Material provided:
************
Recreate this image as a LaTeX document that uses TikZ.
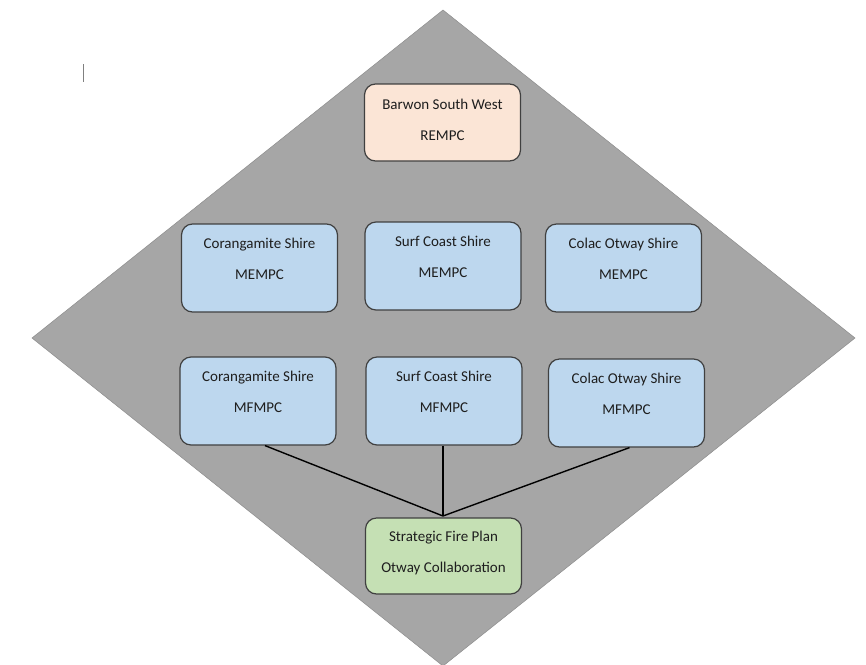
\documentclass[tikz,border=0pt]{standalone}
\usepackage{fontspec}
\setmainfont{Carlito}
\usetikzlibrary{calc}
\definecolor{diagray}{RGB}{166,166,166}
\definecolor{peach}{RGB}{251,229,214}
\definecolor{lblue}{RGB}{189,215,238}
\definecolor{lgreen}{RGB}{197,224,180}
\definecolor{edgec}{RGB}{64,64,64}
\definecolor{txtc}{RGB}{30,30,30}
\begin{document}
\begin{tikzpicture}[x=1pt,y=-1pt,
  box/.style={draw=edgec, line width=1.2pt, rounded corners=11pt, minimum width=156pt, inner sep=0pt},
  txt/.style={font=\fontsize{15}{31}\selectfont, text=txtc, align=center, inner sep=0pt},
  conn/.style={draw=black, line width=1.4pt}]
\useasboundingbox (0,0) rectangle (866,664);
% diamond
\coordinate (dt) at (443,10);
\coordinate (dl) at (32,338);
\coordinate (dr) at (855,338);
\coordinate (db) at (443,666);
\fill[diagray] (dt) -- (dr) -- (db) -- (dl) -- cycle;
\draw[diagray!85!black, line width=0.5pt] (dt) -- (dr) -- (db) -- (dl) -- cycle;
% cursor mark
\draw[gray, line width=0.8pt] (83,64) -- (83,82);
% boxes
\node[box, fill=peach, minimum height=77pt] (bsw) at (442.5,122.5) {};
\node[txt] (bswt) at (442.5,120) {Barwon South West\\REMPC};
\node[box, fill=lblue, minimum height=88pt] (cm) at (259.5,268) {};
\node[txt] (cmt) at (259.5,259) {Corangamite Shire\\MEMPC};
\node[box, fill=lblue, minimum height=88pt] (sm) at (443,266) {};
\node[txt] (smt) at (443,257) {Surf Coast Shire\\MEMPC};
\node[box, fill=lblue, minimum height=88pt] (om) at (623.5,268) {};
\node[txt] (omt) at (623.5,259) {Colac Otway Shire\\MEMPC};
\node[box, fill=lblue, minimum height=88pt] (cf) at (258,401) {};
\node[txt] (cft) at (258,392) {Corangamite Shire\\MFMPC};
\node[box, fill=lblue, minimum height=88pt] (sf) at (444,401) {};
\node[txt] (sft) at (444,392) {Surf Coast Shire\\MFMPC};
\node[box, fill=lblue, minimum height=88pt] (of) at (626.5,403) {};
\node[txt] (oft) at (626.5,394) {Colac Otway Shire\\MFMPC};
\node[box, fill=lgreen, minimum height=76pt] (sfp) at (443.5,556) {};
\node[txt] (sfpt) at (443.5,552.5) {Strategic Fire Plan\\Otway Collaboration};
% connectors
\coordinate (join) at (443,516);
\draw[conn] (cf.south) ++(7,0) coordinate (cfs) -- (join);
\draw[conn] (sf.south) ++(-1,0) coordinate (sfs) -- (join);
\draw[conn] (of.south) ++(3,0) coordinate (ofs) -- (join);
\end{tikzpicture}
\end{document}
************
Task goal: Repeat the material above word for word and skip every image in it.

Output for this task:
Recreate this image as a LaTeX document that uses TikZ.
\documentclass[tikz,border=0pt]{standalone}
\usepackage{fontspec}
\setmainfont{Carlito}
\usetikzlibrary{calc}
\definecolor{diagray}{RGB}{166,166,166}
\definecolor{peach}{RGB}{251,229,214}
\definecolor{lblue}{RGB}{189,215,238}
\definecolor{lgreen}{RGB}{197,224,180}
\definecolor{edgec}{RGB}{64,64,64}
\definecolor{txtc}{RGB}{30,30,30}
\begin{document}
\begin{tikzpicture}[x=1pt,y=-1pt,
  box/.style={draw=edgec, line width=1.2pt, rounded corners=11pt, minimum width=156pt, inner sep=0pt},
  txt/.style={font=\fontsize{15}{31}\selectfont, text=txtc, align=center, inner sep=0pt},
  conn/.style={draw=black, line width=1.4pt}]
\useasboundingbox (0,0) rectangle (866,664);
% diamond
\coordinate (dt) at (443,10);
\coordinate (dl) at (32,338);
\coordinate (dr) at (855,338);
\coordinate (db) at (443,666);
\fill[diagray] (dt) -- (dr) -- (db) -- (dl) -- cycle;
\draw[diagray!85!black, line width=0.5pt] (dt) -- (dr) -- (db) -- (dl) -- cycle;
% cursor mark
\draw[gray, line width=0.8pt] (83,64) -- (83,82);
% boxes
\node[box, fill=peach, minimum height=77pt] (bsw) at (442.5,122.5) {};
\node[txt] (bswt) at (442.5,120) {Barwon South West\\REMPC};
\node[box, fill=lblue, minimum height=88pt] (cm) at (259.5,268) {};
\node[txt] (cmt) at (259.5,259) {Corangamite Shire\\MEMPC};
\node[box, fill=lblue, minimum height=88pt] (sm) at (443,266) {};
\node[txt] (smt) at (443,257) {Surf Coast Shire\\MEMPC};
\node[box, fill=lblue, minimum height=88pt] (om) at (623.5,268) {};
\node[txt] (omt) at (623.5,259) {Colac Otway Shire\\MEMPC};
\node[box, fill=lblue, minimum height=88pt] (cf) at (258,401) {};
\node[txt] (cft) at (258,392) {Corangamite Shire\\MFMPC};
\node[box, fill=lblue, minimum height=88pt] (sf) at (444,401) {};
\node[txt] (sft) at (444,392) {Surf Coast Shire\\MFMPC};
\node[box, fill=lblue, minimum height=88pt] (of) at (626.5,403) {};
\node[txt] (oft) at (626.5,394) {Colac Otway Shire\\MFMPC};
\node[box, fill=lgreen, minimum height=76pt] (sfp) at (443.5,556) {};
\node[txt] (sfpt) at (443.5,552.5) {Strategic Fire Plan\\Otway Collaboration};
% connectors
\coordinate (join) at (443,516);
\draw[conn] (cf.south) ++(7,0) coordinate (cfs) -- (join);
\draw[conn] (sf.south) ++(-1,0) coordinate (sfs) -- (join);
\draw[conn] (of.south) ++(3,0) coordinate (ofs) -- (join);
\end{tikzpicture}
\end{document}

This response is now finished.